Let $V$ be an invertible square matrix, and consider the following two conditions:

1. $V^\dagger V = I$ (orthonormal columns), or
2. $V V^\dagger = I$ (orthonormal rows).

My questions are:

• Must $V$ necessarily be normal (i.e., satisfy $V^\dagger V = VV^\dagger$) under either of these conditions?
• Does either condition imply that $V$ is unitary (i.e., satisfy both $V^\dagger V = I$ and $V V^\dagger = I$)?

Answer 1

For square matrices, left invertibility is equivalent to invertibility (same as right invertibility). See If $AB = I$ then $BA = I$ for proof. Meaning that if you show for square matrices $A,B$ that $AB = I$, then both are invertible and $B = A^{-1}$. So even the assumption "Let $V$ be an invertible square matrix" is superficial, since either of the orthonormal columns/rows assumptions leads to $V$ being unitary (and thus normal).

Answer 2

The two conditions you give are equivalent.
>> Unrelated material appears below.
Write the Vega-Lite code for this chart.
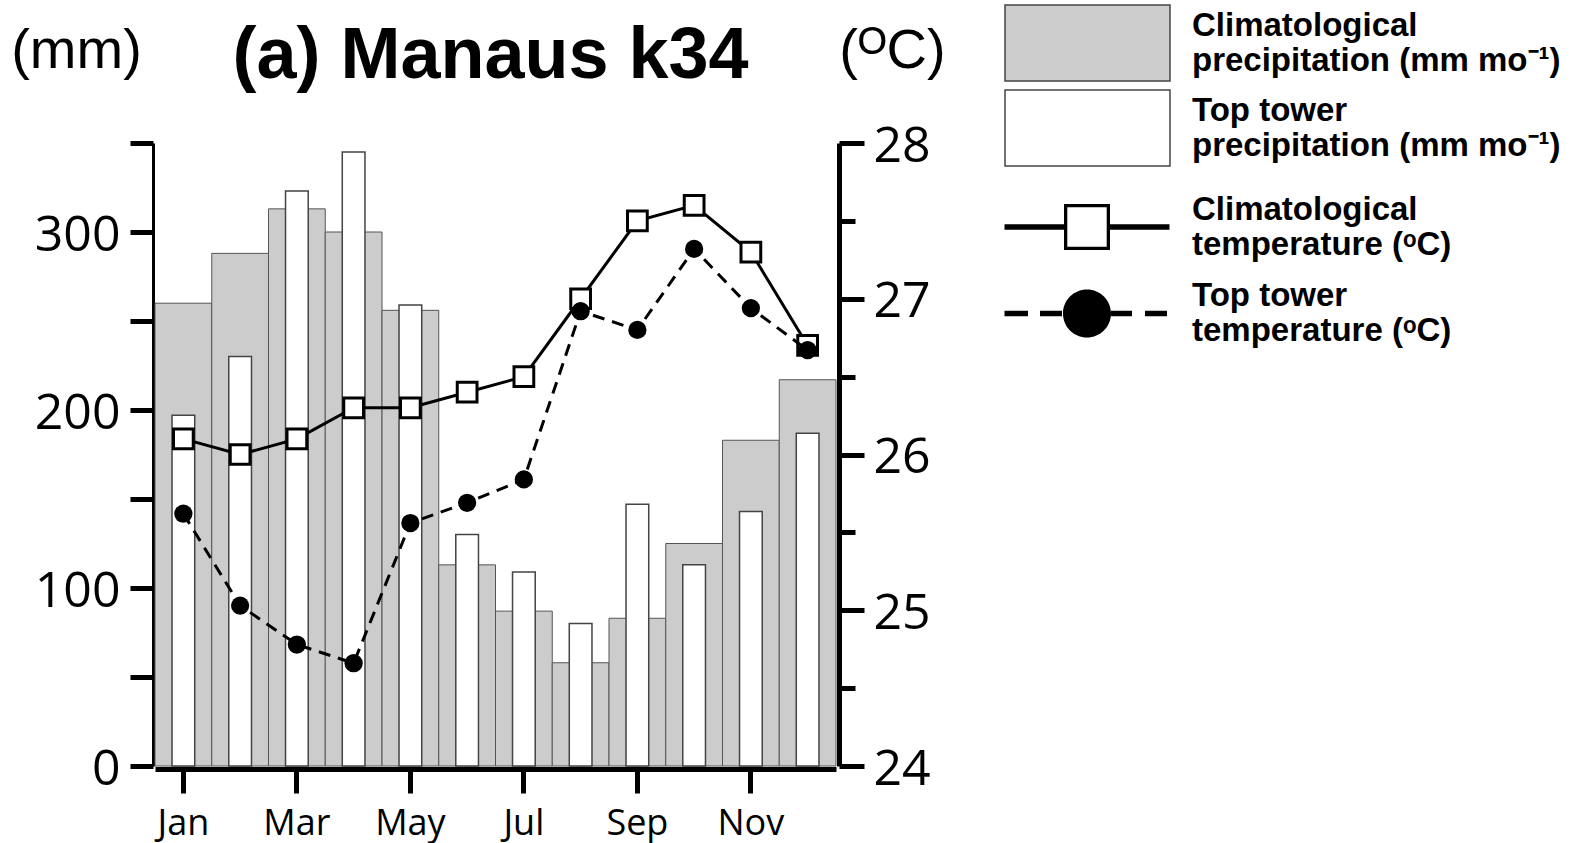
{
  "$schema": "https://vega.github.io/schema/vega-lite/v6.json",
  "width": 681,
  "height": 623,
  "autosize": {"type": "none"},
  "padding": {"left": 155, "top": 143, "right": 735, "bottom": 77},
  "background": "white",
  "config": {"view": {"stroke": null}},
  "title": {"text": "(a) Manaus k34", "font": "Liberation Sans", "fontSize": 72, "fontWeight": "bold", "color": "black", "anchor": "middle", "frame": "group", "dx": -5, "dy": 93},
  "data": {"values": [
    {"month": "Jan", "clim_p": 260, "tower_p": 197, "clim_t": 26.1, "tower_t": 25.62},
    {"month": "Feb", "clim_p": 288, "tower_p": 230, "clim_t": 26.0, "tower_t": 25.03},
    {"month": "Mar", "clim_p": 313, "tower_p": 323, "clim_t": 26.1, "tower_t": 24.78},
    {"month": "Apr", "clim_p": 300, "tower_p": 345, "clim_t": 26.3, "tower_t": 24.66},
    {"month": "May", "clim_p": 256, "tower_p": 259, "clim_t": 26.3, "tower_t": 25.56},
    {"month": "Jun", "clim_p": 113, "tower_p": 130, "clim_t": 26.4, "tower_t": 25.69},
    {"month": "Jul", "clim_p": 87, "tower_p": 109, "clim_t": 26.5, "tower_t": 25.84},
    {"month": "Aug", "clim_p": 58, "tower_p": 80, "clim_t": 27.0, "tower_t": 26.92},
    {"month": "Sep", "clim_p": 83, "tower_p": 147, "clim_t": 27.5, "tower_t": 26.80},
    {"month": "Oct", "clim_p": 125, "tower_p": 113, "clim_t": 27.6, "tower_t": 27.32},
    {"month": "Nov", "clim_p": 183, "tower_p": 143, "clim_t": 27.3, "tower_t": 26.94},
    {"month": "Dec", "clim_p": 217, "tower_p": 187, "clim_t": 26.7, "tower_t": 26.67}
  ]},
  "encoding": {
    "x": {
      "field": "month", "type": "ordinal", "sort": null,
      "scale": {"domain": ["Jan","Feb","Mar","Apr","May","Jun","Jul","Aug","Sep","Oct","Nov","Dec"], "paddingInner": 0, "paddingOuter": 0},
      "axis": {"values": ["Jan","Mar","May","Jul","Sep","Nov"], "bandPosition": 0.5, "title": null, "labelAngle": 0, "labelFont": "Open Sans", "labelFontSize": 36, "labelFontWeight": 500, "labelColor": "black", "labelPadding": 13, "domainColor": "black", "domainWidth": 5, "tickColor": "black", "tickWidth": 5, "tickSize": 24, "offset": 3, "grid": false}
    }
  },
  "layer": [
    {
      "layer": [
        {
          "mark": {"type": "bar", "stroke": "#555555", "strokeWidth": 1},
          "encoding": {
            "y": {"field": "clim_p", "type": "quantitative", "scale": {"domain": [0, 350], "nice": false},
              "axis": {"title": "(mm)", "titleAngle": 0, "titleX": -77, "titleY": -76, "titleAlign": "center", "titleBaseline": "alphabetic", "titleFont": "Liberation Sans", "titleFontSize": 56, "titleFontWeight": "normal", "titleColor": "black",
                "values": [0, 50, 100, 150, 200, 250, 300, 350], "labelExpr": "datum.value % 100 === 0 ? datum.label : ''",
                "labelFont": "Open Sans", "labelFontSize": 50, "labelFontWeight": 500, "labelColor": "black", "labelPadding": 10, "labelOffset": 3,
                "domainColor": "black", "domainWidth": 3, "tickColor": "black", "tickWidth": 5, "tickSize": 23, "offset": 2, "grid": false}},
            "fill": {"datum": "Climatological|precipitation (mm mo⁻¹)", "type": "nominal",
              "scale": {"domain": ["Climatological|precipitation (mm mo⁻¹)", "Top tower|precipitation (mm mo⁻¹)"], "range": ["#cccccc", "#ffffff"]},
              "legend": {"orient": "none", "legendX": 911, "legendY": -139, "title": null, "padding": 0,
                "symbolType": "M-4.024,-1H4.024V2.707H-4.024Z", "symbolSize": 1681, "symbolStrokeColor": "#555555", "symbolStrokeWidth": 1.5, "symbolOpacity": 1,
                "labelExpr": "split(datum.label, '|')", "labelFont": "Liberation Sans", "labelFontSize": 33, "labelFontWeight": "bold", "labelColor": "black", "labelLimit": 800, "labelOffset": 83, "rowPadding": 3}}
          }
        },
        {
          "mark": {"type": "bar", "width": {"band": 0.4}, "stroke": "#444444", "strokeWidth": 1.5},
          "encoding": {
            "y": {"field": "tower_p", "type": "quantitative", "scale": {"domain": [0, 350], "nice": false}},
            "fill": {"datum": "Top tower|precipitation (mm mo⁻¹)", "type": "nominal"}
          }
        }
      ]
    },
    {
      "layer": [
        {
          "mark": {"type": "line", "color": "black", "strokeWidth": 3},
          "encoding": {
            "y": {"field": "clim_t", "type": "quantitative", "scale": {"domain": [24, 28], "nice": false},
              "axis": {"orient": "right", "title": "(ᴼC)", "titleAngle": 0, "titleX": 53, "titleY": -76, "titleAlign": "center", "titleBaseline": "alphabetic", "titleFont": "Liberation Sans", "titleFontSize": 56, "titleFontWeight": "normal", "titleColor": "black",
                "values": [24, 24.5, 25, 25.5, 26, 26.5, 27, 27.5, 28], "labelExpr": "datum.value % 1 === 0 ? format(datum.value, 'd') : ''",
                "labelFont": "Open Sans", "labelFontSize": 50, "labelFontWeight": 500, "labelColor": "black", "labelPadding": 9, "labelOffset": 3,
                "domainColor": "black", "domainWidth": 5, "tickColor": "black", "tickWidth": 5,
                "tickSize": {"condition": {"test": "datum.value % 1 === 0", "value": 25}, "value": 16},
                "offset": 3, "grid": false}}
          }
        },
        {
          "mark": {"type": "point", "shape": "square", "filled": true, "fill": "white", "stroke": "black", "strokeWidth": 3, "size": 390, "opacity": 1},
          "encoding": {"y": {"field": "clim_t", "type": "quantitative", "scale": {"domain": [24, 28], "nice": false}}}
        },
        {
          "mark": {"type": "line", "color": "black", "strokeWidth": 3, "strokeDash": [12, 8]},
          "encoding": {"y": {"field": "tower_t", "type": "quantitative", "scale": {"domain": [24, 28], "nice": false}}}
        },
        {
          "mark": {"type": "circle", "color": "black", "size": 333, "opacity": 1},
          "encoding": {"y": {"field": "tower_t", "type": "quantitative", "scale": {"domain": [24, 28], "nice": false}}}
        }
      ]
    },
    {
      "data": {"values": []},
      "mark": {"type": "point", "filled": true, "fill": "black", "strokeWidth": 0, "opacity": 1},
      "encoding": {
        "shape": {"field": "series", "type": "nominal",
          "scale": {"domain": ["Climatological|temperature (ᵒC)", "Top tower|temperature (ᵒC)"],
            "range": [
              "M-4.024,0.72H-1.122V0.988H-4.024ZM1.122,0.72H4.024V0.988H1.122ZM-1.122,-0.268H1.122V1.976H-1.122ZM-0.961,-0.107V1.815H0.961V-0.107Z",
              "M-4.024,0.72H-2.878V0.988H-4.024ZM-2.293,0.72H-1.22V0.988H-2.293ZM1.171,0.72H2.195V0.988H1.171ZM2.829,0.72H3.902V0.988H2.829ZM-1.171,0.854A1.171,1.171,0,1,0,1.171,0.854A1.171,1.171,0,1,0,-1.171,0.854Z"
            ]},
          "legend": {"orient": "none", "legendX": 911.5, "legendY": 46, "title": null, "padding": 0,
            "symbolSize": 1681, "symbolFillColor": "black", "symbolStrokeColor": "black", "symbolStrokeWidth": 0, "symbolOpacity": 1,
            "labelExpr": "split(datum.label, '|')", "labelFont": "Liberation Sans", "labelFontSize": 33, "labelFontWeight": "bold", "labelColor": "black", "labelLimit": 800, "labelOffset": 84.5, "rowPadding": 13.5}
        }
      }
    }
  ],
  "resolve": {"scale": {"y": "independent", "fill": "independent"}}
}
To see this, first note that we may multiply the equation for condition 1 by $V^{-1}$ on the right to obtain $V^\dagger = V^{-1}$. Multiplying the equation for condition 2 by $V^{-1}$ on the left yields the same result. Because either condition can be rearranged to yield the equation $V^\dagger = V^{-1}$, they must be equivalent.

It then follows that if a matrix satisfies these conditions, it must be normal as $V^\dagger V = I = V V^\dagger$, and it must be unitary because both conditions hold.